5.Redefining the Battlefield, timeframe ongoing: Leveraged this radical new vision as a way to change the discussion from “BEA is in trouble” to “It’s a tight two-horse race,” actively pitching such stories.

6.Leading by Example, timeframe ongoing: Showcased technology innovation as evidence that BEA remains a leader.
a.Technical leadership bullet campaign: Issued a series of short 1-2 paragraph “News Bullets” showing technical leadership in the application infrastructure space.

b.Evangelized BEA’s innovative new development tool, WebLogic Workshop: Used Workshop, the industry’s first development tool to make programming with Java easier, to demonstrate that BEA is still a leading innovator. Initiated a buzz campaign nine months before its official availability, which effectively froze the market as they awaited the launch. The resulting anticipation and helped carry the company through Workshop’s development phase and a period of little tangible product news.  Further, competitors started adopting BEA’s “easier” development messages, proving BEA had set the agenda.
7.Highlighted Competitor Deception, December 2002-April 2003: Casting doubt on IBM’s market share numbers 
a.For the first time ever, IBM ranked No. 1 in Gartner’s application server market share report.  This report could have been the nail in BEA’s coffin, providing the market with “evidence” that BEA lost its touch. 

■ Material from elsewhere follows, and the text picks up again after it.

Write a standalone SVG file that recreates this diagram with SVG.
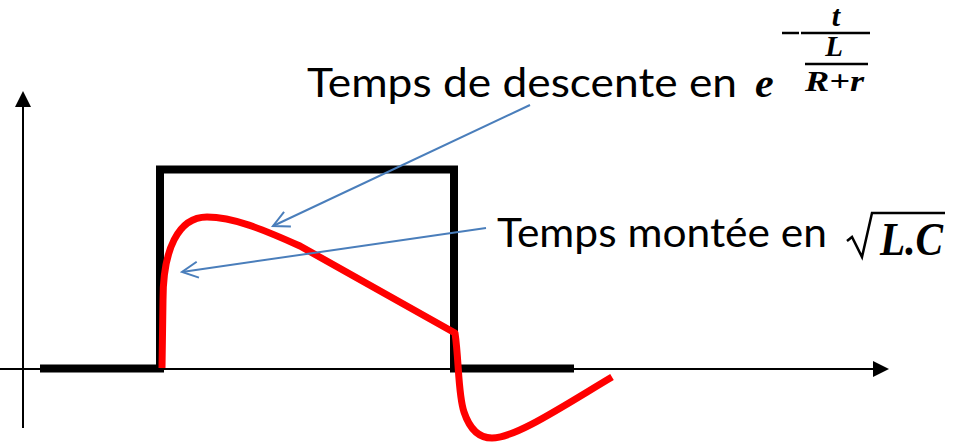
<svg xmlns="http://www.w3.org/2000/svg" width="961" height="444" viewBox="0 0 961 444">
<style>
.axis{stroke:#000;stroke-width:2;fill:none}
.sig{stroke:#000;stroke-width:8;fill:none;stroke-linejoin:miter}
.resp{stroke:#ff0000;stroke-width:7;fill:none;stroke-linejoin:round}
.lead{stroke:#4a7ebb;stroke-width:2;fill:none}
.lbl{font-family:Lato,"Open Sans","Liberation Sans",sans-serif;font-size:40px;fill:#000}
.math{font-family:"Liberation Serif",serif;font-style:italic;fill:#000}
</style>
<defs>
<marker id="open" viewBox="0 0 20 20" refX="18" refY="10" markerWidth="20" markerHeight="20" markerUnits="userSpaceOnUse" orient="auto">
<path d="M2,2 L18,10 L2,18" fill="none" stroke="#4a7ebb" stroke-width="2"/>
</marker>
</defs>
<rect width="961" height="444" fill="#fff"/>
<g id="axes">
<line class="axis" x1="23" y1="106" x2="23" y2="428"/>
<polygon points="23,91 15,107 31,107" fill="#000"/>
<line class="axis" x1="0" y1="369" x2="875" y2="369"/>
<polygon points="889,369 873,361 873,377" fill="#000"/>
</g>
<g id="input-pulse">
<path class="sig" d="M40,368.5 H160 V169.5 H454 V368.5 H574"/>
</g>
<g id="response">
<path class="resp" d="M162,368 L163,300 C163,250 178,217 207,217 C233,217 262,229 300,246 L455,333 C459,360 458,395 464,412 C470,430 480,438 492,438 C515,438 560,408 612,377"/>
</g>
<g id="connectors">
<line class="lead" x1="530" y1="105" x2="273" y2="226" marker-end="url(#open)"/>
<line class="lead" x1="486" y1="228" x2="182" y2="272" marker-end="url(#open)"/>
</g>
<g id="label-descente">
<text class="lbl" x="307" y="97" textLength="430" lengthAdjust="spacingAndGlyphs">Temps de descente en</text>
<text class="math" x="755" y="97" font-size="42" font-weight="600">e</text>
<line x1="782" y1="33" x2="799" y2="33" stroke="#000" stroke-width="2.5"/>
<line x1="801" y1="33" x2="870" y2="33" stroke="#000" stroke-width="2.5"/>
<text class="math" x="836" y="26" font-size="30" font-weight="600" text-anchor="middle">t</text>
<text class="math" x="834" y="56" font-size="29" font-weight="600" text-anchor="middle">L</text>
<line x1="805" y1="64" x2="868" y2="64" stroke="#000" stroke-width="2.5"/>
<text class="math" x="834.5" y="91" font-size="29" font-weight="600" text-anchor="middle" textLength="59" lengthAdjust="spacingAndGlyphs">R+r</text>
</g>
<g id="label-montee">
<text class="lbl" x="497" y="247" textLength="330" lengthAdjust="spacingAndGlyphs">Temps montée en</text>
<path d="M847,241 L852,237 L862,257 L872,213 H945" fill="none" stroke="#000" stroke-width="2.5" stroke-linejoin="miter"/>
<text class="math" x="880" y="255" font-size="46" font-weight="bold" textLength="63" lengthAdjust="spacingAndGlyphs">L.C</text>
</g>
</svg>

b.So, getting ahead of the news, proactively addressed the issue by highlighting (1) IBM’s WebSphere is made up of 343 disparate products, (2) conducting analysis on IBM’s numbers, (3) educating the market that IBM does not break out its numbers to the SEC, so there is no audited measure of their market share.  The day of the report, when “BEA is dead” stories should have resulted, not only did several financial analysts come out in BEA’s defense by questioning the Gartner report, but coverage was balanced – and BEA’s stock held strong.

Summary of Results

Media: IBM cited as following BEA’s technology lead.  “BEA is behind” discussion changes to discussion about BEA’s significant new innovations.  In August 2003, WebLogic beats WebSphere for the first time ever in media prominence study.

Industry and Financial Analysts: Gartner creates Application Platform Suite (APS) Magic Quadrant, BEA ranks highest in vision and ability to execute.

Analysts repeatedly cite BEA as two-plus years ahead of its competitors.

Wall Street: Stock more than doubled in last year – even as Gartner gave IBM the lead on BEA.